Restate word for word the lines of the records below, starting at the line that contains "Generate a Python" and ending at the line that contains "plt.rcParams['axes.unicode_minus'] = False", with both of those lines included and nothing else.

***** Supplied entries

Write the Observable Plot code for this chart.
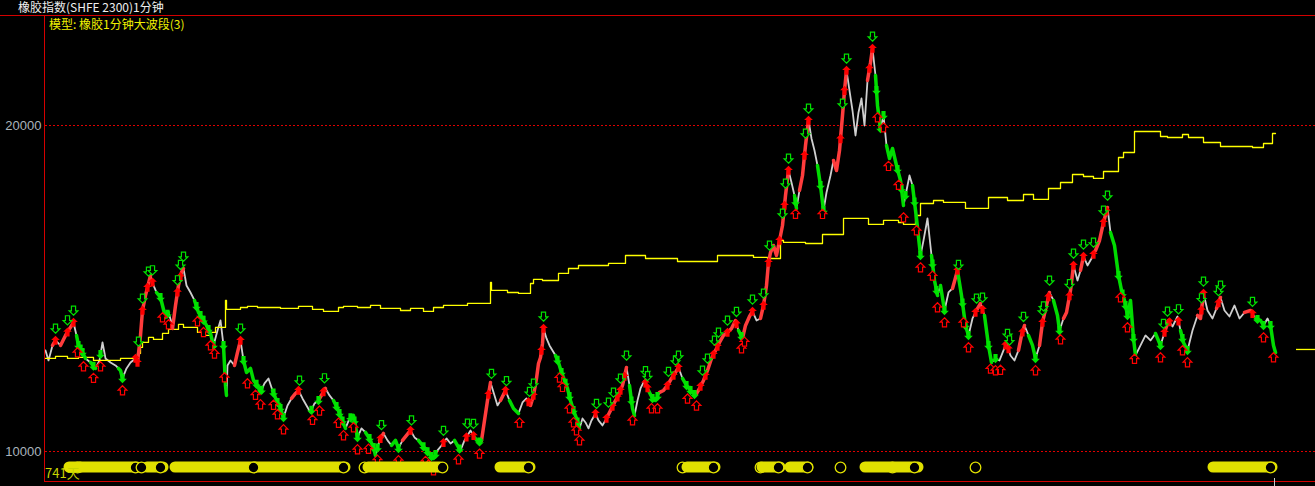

**********
***** Supplied entries

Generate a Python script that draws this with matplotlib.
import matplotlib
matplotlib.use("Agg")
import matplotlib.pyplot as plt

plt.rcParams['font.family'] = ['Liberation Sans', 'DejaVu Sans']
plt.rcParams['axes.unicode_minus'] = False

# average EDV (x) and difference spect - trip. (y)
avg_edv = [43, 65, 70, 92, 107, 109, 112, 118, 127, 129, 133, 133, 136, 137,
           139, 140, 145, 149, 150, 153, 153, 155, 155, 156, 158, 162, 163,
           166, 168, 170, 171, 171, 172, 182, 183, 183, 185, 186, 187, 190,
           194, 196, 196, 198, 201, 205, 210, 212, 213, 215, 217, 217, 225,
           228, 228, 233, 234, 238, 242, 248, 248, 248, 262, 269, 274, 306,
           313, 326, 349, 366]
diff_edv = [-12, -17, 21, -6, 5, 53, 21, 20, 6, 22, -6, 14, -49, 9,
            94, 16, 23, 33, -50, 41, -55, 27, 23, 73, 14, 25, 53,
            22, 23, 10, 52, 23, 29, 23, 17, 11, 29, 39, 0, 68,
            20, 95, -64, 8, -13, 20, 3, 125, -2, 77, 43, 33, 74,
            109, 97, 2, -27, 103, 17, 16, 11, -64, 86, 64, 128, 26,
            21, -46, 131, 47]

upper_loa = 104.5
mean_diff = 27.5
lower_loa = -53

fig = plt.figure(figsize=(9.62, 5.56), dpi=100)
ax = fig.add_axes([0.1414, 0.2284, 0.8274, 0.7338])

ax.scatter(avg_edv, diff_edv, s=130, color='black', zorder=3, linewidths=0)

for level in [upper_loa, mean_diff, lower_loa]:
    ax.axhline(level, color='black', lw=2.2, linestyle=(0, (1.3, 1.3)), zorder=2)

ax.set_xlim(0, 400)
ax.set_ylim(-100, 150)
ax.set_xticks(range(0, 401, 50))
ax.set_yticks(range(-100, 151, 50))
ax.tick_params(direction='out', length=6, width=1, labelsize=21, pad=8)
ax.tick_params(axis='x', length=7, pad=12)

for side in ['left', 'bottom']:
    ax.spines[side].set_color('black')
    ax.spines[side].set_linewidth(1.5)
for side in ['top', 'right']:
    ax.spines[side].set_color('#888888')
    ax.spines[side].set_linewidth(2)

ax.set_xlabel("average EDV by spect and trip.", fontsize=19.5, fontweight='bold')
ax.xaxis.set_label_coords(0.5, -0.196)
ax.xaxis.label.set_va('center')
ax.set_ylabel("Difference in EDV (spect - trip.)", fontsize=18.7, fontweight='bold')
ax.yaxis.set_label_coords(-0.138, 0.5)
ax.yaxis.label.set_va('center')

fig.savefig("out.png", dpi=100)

**********

● **Worked solution**:
Generate a Python script that draws this with matplotlib.
import matplotlib
matplotlib.use("Agg")
import matplotlib.pyplot as plt

plt.rcParams['font.family'] = ['Liberation Sans', 'DejaVu Sans']
plt.rcParams['axes.unicode_minus'] = False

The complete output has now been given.